Whenever I think of travelling to a city, one of the first things I put on my to-do list is visiting a museum, or maybe two, or three. You see, rather than the concert venues or the hip cafés, the shopping malls or book stores, what draws me to a city is how it chooses to institutionally remember history, both the local and the national. For me, a city's cultural pretensions are only as good as its museums. And since I have certain, very particular, interests, a more prime category among museums are the ones on archaeology and antiquity.
One of the accepted myths of modern urbanisation is constant forward motion. To this headlong hurtle, we give loaded euphemistic names: "progress", "development".
As cities become more cosmopolitan and more broadly representative of the people who live there, they have the mandate and duty to create fresh cultural institutions that gaze at the present and the future. However, I am invariably drawn to the older cities and towns that have done, or are still doing, the heavy lifting of memorialising the past.
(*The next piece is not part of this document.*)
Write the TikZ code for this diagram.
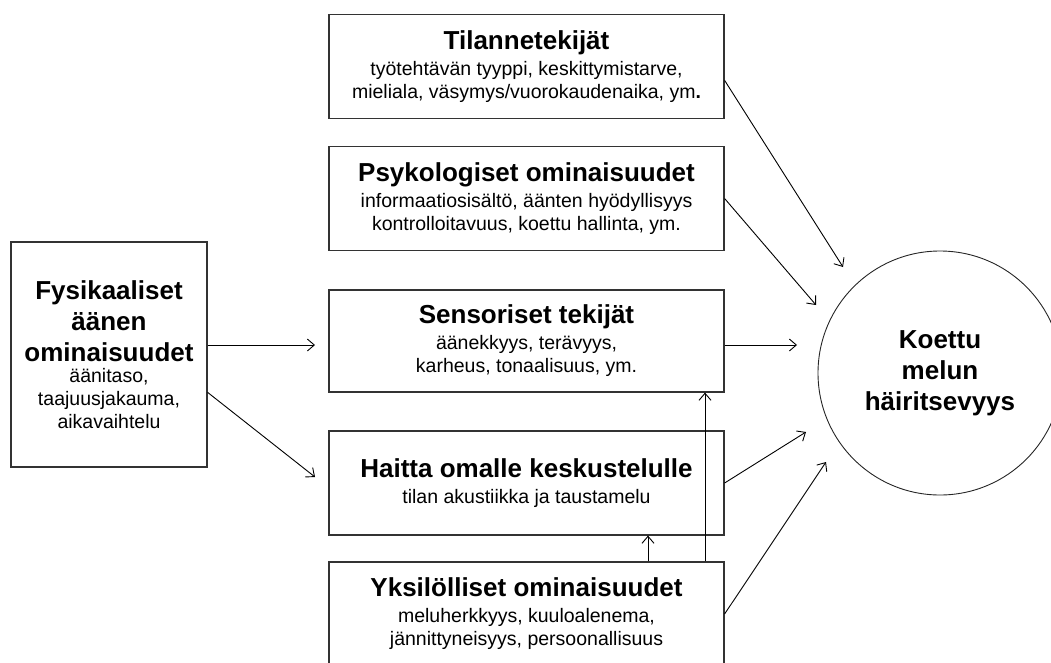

Museums in such cities do so by preserving historical art. These may be housed in buildings as diverse as the new and hyper-modern Bihar Museum of Patna, the grand colonial pile of the Indian Museum in Kolkata, or the National Museum in Delhi, which, stylistically, sits somewhere in the middle. What they have in common, though, are stupendous antiquity collections that can take the breath away, especially when you consider that the artworks on display constitute a small percentage of the museums' permanent collections.